Exercise instructions> From the records below, give the number of lines that contain the string "seaborn", without any other text.

Data for this task>
-- Begin --

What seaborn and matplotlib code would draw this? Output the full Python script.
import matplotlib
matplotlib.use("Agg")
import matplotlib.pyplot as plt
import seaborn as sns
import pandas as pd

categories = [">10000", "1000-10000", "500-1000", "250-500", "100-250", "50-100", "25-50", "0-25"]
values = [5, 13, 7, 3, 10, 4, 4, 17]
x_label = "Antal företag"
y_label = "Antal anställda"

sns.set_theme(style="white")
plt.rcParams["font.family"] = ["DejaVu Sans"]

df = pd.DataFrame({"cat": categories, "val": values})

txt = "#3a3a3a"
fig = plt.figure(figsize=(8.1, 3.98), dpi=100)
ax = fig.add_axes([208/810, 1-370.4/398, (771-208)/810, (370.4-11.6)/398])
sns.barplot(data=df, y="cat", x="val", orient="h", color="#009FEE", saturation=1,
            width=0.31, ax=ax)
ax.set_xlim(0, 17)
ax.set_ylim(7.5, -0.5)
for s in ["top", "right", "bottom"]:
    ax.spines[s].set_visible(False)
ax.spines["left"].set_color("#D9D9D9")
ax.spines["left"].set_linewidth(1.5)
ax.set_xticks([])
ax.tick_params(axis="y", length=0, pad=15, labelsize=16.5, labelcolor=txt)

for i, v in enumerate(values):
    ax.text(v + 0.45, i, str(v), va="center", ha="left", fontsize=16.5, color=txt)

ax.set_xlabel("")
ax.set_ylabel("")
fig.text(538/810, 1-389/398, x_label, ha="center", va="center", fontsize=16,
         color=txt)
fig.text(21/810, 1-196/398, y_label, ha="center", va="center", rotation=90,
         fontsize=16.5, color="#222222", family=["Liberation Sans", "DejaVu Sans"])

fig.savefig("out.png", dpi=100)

-- End --
-- Begin --

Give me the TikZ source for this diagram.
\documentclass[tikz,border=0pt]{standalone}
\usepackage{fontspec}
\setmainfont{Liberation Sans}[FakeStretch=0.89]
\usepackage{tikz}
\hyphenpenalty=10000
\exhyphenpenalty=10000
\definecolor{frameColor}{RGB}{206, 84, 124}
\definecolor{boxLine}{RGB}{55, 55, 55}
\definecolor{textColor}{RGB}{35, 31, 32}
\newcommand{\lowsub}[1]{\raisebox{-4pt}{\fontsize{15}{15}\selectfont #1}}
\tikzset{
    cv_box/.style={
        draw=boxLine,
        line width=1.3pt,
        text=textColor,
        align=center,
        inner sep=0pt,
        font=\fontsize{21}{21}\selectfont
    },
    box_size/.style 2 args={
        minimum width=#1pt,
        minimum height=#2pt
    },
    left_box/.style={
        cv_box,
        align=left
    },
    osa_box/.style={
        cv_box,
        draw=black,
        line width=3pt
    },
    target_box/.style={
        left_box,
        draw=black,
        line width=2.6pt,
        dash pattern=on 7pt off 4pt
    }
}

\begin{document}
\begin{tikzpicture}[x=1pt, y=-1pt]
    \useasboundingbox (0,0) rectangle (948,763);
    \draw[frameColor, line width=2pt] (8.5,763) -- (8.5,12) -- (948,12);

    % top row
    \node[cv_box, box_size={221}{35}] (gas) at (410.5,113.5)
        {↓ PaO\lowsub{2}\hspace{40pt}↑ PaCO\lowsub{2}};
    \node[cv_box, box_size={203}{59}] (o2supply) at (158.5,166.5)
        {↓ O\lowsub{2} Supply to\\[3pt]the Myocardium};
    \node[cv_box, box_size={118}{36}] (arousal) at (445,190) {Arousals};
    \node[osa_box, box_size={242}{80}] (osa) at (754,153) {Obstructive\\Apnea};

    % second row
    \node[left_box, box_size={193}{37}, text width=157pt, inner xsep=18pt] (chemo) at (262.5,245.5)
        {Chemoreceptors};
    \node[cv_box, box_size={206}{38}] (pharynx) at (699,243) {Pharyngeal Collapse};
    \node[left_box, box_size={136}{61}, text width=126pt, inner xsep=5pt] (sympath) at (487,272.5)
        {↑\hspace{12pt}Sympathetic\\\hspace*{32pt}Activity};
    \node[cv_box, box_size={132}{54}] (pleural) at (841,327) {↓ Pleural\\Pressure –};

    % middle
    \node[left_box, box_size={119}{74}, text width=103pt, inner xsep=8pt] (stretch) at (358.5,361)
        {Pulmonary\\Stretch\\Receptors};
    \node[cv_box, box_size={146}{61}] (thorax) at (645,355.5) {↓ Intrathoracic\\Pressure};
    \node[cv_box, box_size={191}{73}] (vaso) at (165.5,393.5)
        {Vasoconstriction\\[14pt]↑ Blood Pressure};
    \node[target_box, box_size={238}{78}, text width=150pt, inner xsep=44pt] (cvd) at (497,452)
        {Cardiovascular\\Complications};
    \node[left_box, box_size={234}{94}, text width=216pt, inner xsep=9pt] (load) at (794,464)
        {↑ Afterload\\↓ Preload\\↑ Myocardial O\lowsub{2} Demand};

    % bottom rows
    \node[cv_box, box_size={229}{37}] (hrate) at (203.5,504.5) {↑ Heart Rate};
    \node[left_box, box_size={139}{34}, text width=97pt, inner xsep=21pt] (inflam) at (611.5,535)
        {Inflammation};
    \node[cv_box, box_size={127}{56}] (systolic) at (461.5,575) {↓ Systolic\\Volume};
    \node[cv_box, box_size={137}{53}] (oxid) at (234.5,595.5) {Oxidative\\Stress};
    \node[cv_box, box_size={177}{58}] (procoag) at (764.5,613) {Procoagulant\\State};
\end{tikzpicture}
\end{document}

-- End --
-- Begin --

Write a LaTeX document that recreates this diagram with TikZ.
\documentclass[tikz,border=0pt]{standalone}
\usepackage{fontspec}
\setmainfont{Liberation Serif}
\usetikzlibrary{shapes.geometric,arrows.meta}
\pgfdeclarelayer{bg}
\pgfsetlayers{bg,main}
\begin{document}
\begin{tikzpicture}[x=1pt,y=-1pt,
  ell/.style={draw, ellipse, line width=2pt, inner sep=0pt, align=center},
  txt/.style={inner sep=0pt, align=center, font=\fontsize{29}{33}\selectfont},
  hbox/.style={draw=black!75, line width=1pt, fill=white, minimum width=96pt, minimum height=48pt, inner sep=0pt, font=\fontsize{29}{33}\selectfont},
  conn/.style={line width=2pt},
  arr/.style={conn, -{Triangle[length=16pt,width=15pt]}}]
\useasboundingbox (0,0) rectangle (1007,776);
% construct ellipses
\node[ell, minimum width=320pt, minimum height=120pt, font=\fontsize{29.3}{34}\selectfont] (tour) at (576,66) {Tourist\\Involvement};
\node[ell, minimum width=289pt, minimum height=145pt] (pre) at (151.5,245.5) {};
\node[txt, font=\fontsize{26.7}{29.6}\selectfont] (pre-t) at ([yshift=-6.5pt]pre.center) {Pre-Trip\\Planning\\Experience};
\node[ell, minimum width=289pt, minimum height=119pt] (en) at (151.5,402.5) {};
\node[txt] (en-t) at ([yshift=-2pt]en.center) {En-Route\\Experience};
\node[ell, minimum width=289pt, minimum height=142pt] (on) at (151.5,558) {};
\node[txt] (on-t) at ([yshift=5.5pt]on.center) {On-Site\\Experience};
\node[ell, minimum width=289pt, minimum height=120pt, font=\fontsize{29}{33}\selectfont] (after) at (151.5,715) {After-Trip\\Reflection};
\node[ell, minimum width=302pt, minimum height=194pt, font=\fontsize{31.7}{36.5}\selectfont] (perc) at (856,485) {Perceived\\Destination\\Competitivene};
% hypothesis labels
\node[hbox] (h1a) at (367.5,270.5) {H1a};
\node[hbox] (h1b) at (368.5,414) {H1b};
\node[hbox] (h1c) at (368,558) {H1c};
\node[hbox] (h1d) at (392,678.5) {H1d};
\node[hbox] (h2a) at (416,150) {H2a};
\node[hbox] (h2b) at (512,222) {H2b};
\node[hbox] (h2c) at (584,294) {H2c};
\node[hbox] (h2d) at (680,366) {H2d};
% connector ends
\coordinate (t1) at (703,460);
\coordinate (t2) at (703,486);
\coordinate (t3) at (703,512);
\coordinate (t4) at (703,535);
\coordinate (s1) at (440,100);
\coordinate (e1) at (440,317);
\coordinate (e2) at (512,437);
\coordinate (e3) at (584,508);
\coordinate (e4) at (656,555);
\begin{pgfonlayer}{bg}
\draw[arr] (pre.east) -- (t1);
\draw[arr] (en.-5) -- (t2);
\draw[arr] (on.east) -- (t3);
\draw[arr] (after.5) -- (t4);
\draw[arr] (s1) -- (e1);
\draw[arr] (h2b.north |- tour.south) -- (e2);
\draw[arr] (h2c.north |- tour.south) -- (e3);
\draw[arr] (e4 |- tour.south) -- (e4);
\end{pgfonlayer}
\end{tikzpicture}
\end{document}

-- End --

Solution to this problem> 2